Wer redet wie oft im Stadtrat – wer stellt die meisten Anträge

Der Celler Stadtrat findet in der Öffentlichkeit wenig Aufmerksamkeit. Das liegt leider auch an der für die Information eigentlich so wichtigen Celleschen Zeitung. Wer mal in Ausgaben der 1970er oder 1980er Jahre schaut, wird erstaunt sein, dass seinerzeit Ratssitzungen eine ausführliche Berichterstattung zum Teil über zwei Seiten erfahren haben. Die Leser*innen konnten so tatsächlich teilhaben an den Argumentationen der einzelnen Fraktionen zu den unterschiedlichen Themen. Heute können wir froh sein, zu wichtigen Fragen überhaupt ein Abstimmungsergebnis zu erfahren. Aber auch sonst ist das öffentliche Interesse eher gering. Das auf youtube eingestellte Video der Ratssitzung vom Februar hat bis zum Redaktionsschluss nicht einmal 300 Aufrufe erfahren; „live“ dabei waren nicht einmal 100 Bürger*innen.

So ist es doch einigermaßen überraschend, wie „lebendig“ doch manche Ratssitzungen sind. Den größten Beitrag dazu leistet verständlicherweise die „Opposition“. Unser Praktikant hat die Ratsprotokolle der Wahlperiode bis Ende 2020 ausgewertet hinsichtlich der Redner*innen, die am häufigsten das Wort ergriffen haben (wie bei den Lottozahlen: ohne Gewähr). Und siehe da – es sind die kleinen Fraktionen, die hier groß herauskommen. Am häufigsten ans Redner*innen-Pult trat der Fraktionschef von Bündnis ‘90/Die Grünen, Bernd Zobel – insgesamt 81 mal.
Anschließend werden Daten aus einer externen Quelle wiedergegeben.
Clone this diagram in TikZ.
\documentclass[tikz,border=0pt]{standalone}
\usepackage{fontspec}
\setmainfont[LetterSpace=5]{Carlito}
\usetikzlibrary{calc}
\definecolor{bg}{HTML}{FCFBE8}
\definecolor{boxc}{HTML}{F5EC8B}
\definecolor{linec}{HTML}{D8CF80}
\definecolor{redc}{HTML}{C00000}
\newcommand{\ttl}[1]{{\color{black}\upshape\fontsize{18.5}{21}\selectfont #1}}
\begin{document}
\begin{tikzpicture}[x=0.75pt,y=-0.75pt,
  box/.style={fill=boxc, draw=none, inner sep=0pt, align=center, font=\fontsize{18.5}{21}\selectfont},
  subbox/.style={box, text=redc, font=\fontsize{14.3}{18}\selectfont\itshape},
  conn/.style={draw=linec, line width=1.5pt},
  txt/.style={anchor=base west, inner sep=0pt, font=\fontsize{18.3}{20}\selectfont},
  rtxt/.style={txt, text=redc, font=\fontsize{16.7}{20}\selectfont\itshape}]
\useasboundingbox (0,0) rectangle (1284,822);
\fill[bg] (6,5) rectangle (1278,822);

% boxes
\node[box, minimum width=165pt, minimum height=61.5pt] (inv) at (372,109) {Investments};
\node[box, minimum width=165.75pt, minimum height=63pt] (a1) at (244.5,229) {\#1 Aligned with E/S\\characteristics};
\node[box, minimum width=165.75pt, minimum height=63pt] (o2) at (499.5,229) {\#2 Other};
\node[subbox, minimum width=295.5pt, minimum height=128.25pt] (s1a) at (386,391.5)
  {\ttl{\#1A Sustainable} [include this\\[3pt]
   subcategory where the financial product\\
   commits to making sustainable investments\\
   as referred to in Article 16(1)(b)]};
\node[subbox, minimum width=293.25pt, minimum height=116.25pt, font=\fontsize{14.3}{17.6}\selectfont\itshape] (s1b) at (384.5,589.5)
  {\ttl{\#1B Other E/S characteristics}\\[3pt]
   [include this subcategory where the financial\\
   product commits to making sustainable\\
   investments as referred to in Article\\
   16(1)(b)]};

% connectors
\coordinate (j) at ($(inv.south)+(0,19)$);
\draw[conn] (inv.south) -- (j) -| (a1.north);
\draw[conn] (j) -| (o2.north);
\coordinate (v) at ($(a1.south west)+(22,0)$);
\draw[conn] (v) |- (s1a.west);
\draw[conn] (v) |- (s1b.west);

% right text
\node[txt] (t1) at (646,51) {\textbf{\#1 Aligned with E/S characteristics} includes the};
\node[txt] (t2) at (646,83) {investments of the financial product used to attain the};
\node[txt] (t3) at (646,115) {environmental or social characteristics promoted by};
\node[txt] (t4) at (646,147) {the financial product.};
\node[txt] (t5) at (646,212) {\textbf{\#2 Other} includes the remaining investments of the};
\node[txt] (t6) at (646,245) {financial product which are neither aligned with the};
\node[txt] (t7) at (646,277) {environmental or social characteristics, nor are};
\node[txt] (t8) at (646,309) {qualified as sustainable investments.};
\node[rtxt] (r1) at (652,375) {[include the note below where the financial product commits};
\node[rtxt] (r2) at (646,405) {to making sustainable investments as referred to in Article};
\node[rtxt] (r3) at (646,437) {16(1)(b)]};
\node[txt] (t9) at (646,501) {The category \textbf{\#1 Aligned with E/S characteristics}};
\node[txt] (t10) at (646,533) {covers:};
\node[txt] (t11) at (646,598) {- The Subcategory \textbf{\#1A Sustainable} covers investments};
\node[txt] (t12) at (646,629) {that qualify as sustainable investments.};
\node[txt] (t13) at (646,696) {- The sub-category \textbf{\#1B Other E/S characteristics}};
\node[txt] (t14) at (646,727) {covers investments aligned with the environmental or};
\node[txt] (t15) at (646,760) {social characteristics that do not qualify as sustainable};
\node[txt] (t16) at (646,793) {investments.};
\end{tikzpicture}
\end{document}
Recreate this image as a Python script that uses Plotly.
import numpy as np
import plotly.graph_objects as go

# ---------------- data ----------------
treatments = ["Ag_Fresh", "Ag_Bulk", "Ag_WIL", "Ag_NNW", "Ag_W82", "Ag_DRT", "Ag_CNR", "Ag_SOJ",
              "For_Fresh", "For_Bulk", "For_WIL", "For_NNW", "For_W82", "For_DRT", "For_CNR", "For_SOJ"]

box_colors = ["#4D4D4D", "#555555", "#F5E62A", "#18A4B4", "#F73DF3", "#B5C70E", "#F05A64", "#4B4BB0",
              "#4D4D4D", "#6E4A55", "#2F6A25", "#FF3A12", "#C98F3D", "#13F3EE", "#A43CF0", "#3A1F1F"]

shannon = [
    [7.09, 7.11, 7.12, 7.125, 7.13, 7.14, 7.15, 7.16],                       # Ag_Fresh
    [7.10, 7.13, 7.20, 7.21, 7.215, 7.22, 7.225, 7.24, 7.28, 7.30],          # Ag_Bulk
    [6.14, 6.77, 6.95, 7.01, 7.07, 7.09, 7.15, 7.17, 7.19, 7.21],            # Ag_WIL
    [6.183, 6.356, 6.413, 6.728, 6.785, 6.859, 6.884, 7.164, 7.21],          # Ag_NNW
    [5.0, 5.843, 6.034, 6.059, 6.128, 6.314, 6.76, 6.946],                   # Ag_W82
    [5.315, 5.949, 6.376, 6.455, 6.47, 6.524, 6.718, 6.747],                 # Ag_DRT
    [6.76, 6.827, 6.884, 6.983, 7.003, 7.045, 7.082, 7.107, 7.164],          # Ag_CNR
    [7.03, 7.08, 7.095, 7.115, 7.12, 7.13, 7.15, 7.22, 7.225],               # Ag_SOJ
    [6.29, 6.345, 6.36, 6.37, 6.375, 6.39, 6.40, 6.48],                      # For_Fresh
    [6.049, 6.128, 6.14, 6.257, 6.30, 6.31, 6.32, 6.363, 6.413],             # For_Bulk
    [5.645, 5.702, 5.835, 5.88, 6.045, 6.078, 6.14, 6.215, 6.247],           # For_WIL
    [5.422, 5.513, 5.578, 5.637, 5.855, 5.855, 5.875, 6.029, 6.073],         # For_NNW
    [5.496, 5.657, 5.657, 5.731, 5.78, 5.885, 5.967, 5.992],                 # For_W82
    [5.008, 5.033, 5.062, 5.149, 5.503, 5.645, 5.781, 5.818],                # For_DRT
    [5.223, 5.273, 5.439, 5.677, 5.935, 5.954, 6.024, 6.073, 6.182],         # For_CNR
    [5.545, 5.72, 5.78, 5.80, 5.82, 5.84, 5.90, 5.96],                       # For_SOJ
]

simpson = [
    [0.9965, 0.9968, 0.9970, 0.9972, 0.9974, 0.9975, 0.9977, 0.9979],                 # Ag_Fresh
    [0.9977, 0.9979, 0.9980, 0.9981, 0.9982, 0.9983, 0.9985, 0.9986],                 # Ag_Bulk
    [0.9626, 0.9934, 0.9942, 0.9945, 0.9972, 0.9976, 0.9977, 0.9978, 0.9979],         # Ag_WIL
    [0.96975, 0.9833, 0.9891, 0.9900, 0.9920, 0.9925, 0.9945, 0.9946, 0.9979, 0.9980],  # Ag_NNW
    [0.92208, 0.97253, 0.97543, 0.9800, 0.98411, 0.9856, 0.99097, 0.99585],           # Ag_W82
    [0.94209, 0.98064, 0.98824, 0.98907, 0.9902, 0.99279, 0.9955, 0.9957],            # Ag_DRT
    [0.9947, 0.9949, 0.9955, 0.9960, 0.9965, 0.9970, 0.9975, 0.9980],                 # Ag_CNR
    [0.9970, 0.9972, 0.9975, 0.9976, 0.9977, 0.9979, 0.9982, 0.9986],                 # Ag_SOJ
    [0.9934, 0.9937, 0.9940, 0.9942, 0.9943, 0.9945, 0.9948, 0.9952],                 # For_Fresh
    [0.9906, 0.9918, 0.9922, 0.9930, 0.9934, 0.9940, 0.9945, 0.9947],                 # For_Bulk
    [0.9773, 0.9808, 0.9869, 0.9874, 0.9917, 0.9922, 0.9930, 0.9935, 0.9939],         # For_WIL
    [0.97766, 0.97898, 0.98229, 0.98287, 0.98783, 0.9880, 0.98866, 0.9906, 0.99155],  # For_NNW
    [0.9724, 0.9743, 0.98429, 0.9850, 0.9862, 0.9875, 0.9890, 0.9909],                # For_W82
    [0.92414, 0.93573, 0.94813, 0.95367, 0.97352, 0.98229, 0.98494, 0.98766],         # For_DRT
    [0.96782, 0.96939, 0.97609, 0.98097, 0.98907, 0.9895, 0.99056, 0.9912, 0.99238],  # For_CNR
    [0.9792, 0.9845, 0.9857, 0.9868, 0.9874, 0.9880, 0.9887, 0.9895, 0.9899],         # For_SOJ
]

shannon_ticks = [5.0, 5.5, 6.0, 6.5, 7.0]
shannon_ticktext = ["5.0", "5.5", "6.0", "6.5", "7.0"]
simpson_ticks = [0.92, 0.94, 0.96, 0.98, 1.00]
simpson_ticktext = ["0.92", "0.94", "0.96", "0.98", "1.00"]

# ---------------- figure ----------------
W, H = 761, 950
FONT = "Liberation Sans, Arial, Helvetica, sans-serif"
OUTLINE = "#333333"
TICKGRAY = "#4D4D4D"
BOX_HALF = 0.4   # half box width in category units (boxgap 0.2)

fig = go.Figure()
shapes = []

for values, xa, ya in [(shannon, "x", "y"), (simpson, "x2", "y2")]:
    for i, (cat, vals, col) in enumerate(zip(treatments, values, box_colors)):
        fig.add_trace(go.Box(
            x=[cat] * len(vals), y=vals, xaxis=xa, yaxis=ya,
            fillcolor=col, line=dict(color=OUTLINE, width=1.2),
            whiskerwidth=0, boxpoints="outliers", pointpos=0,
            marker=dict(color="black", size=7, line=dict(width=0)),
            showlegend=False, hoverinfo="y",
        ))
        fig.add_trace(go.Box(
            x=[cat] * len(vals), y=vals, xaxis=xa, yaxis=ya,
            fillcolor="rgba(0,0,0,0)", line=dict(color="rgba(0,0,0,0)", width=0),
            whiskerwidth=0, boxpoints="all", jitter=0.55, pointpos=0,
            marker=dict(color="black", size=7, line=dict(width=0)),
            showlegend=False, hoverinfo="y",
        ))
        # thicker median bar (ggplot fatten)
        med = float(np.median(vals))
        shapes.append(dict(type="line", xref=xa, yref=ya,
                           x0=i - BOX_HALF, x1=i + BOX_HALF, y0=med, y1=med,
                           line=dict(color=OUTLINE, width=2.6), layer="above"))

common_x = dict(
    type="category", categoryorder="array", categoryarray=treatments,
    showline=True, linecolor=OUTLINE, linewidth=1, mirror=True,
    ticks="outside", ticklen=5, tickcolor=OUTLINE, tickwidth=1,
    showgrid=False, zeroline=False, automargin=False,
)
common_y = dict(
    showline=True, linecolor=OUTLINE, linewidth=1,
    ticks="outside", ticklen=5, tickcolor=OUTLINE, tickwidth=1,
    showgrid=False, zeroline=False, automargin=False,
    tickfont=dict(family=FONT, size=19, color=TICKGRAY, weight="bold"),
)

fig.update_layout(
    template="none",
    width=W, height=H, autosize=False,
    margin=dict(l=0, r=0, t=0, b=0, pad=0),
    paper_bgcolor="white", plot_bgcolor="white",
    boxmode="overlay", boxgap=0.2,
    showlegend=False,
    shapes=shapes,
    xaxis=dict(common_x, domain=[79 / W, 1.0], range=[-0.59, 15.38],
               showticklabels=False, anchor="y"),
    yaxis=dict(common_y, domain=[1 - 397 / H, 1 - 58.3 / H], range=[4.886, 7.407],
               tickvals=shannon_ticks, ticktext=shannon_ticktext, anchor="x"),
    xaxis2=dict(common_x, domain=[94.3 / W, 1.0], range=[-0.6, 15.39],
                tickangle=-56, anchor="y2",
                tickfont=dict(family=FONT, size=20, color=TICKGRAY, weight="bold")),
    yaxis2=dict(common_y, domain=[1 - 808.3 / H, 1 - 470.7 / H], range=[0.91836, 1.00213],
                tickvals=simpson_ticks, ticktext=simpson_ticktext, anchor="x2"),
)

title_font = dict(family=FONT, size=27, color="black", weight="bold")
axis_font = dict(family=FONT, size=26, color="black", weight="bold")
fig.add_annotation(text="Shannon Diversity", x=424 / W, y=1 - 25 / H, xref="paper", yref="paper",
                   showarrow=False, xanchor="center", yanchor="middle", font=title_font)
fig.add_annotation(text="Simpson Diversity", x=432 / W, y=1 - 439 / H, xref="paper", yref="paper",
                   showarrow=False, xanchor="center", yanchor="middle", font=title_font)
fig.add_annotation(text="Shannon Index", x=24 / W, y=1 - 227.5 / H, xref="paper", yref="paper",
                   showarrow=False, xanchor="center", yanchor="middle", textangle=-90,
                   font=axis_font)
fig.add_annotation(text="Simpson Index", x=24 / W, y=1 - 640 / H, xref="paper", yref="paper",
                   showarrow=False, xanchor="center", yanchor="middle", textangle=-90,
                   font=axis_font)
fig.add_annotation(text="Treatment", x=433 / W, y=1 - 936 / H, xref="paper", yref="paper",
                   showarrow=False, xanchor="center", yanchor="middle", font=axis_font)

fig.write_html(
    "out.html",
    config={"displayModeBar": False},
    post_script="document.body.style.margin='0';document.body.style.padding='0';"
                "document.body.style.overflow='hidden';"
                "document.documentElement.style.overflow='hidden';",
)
Auf Platz zwei: Oliver Müller, Fraktionschef von Die Linke/BSG, mit 77 Wortbeiträgen. [Das „Rennen“ zwischen Zobel und Müller ist für die ganze Wahlperiode also noch nicht entschieden.] Und auf Rang drei liegt Udo Hörstmann von den Unabhängigen, der 56 mal das Wort ergriff.

Das ist selbstverständlich nicht überraschend, weil sich in den größeren Fraktionen die Redebeiträge auf „Fachpolitiker*innen“ verteilen. Überraschend ist allerdings, dass die CDU-Fraktion und die SPD-Fraktion mit zusammen 150 bzw. 160 Redebeiträgen gerade mal so oft ans Pult treten wie Zobel und Müller zusammengerechnet.

Schauen wir, wer sich unter den Top 10 befindet:
4. Anatoli Trenkenschu (AfD) 49
5. Patrick Brammer (SPD) 47
6. Daniel Biermann (AfD) 457. Heiko Gevers (CDU) 41
8. Thorsten Schoeps (WG) 38
9. Christoph Engelen (SPD) 37
10. Stephan Ohl (B‘90/Die Grünen) 34

Bei den Frauen liegt Inga Marks (31) und Uta Rodenwaldt-Blank (28), beide Zukunft Celle, vor Juliane Schrader (20) von B’90/Die Grünen.
Drei Ratsmitglieder haben übrigens noch nie das Wort ergriffen; sechs haben gerade ein Mal geredet.

Die Zahl der Anträge und Anfragen sind ein anderes Zeichen für die „Aktivität“ der Fraktionen. Hier das „Ranking“ (die Fraktion „Zukunft Celle“ hat sich erst 2021 gebildet):

1. SPD 102
2. B’90/Die Grünen 74
3. FDP 70
4. WG/Die Partei 50
5. CDU 48
6. AfD 47
7. Die Linke/BSG 39
8. Unabhängige 36

Hier ist vielleicht anzumerken, dass Antrag nicht gleich Antrag ist. Da gibt es auch viel Kleinteiliges.

Von Oberbürgermeister Nigge, der im Rat übrigens 35 mal das Wort ergriff, kennt der Rat zwischenzeitlich eine Standardfloskel: „Sie reden hier alle, aber sie machen nichts.“ Dieser wiederkehrende Vorwurf, vom Rat gingen keine Initiativen aus, geht angesichts der Vielzahl der Anträge völlig ins Leere.

Vielleicht würden sogar noch mehr Anträge gestellt, wäre nicht eine wiederkehrende Erfahrung der Fraktionen, dass ihre Anträge und Anfragen in Ablagen verschwinden, ohne von der Verwaltung bearbeitet zu werden. Und das trifft erstaunlicherweise auch die CDU und die FDP.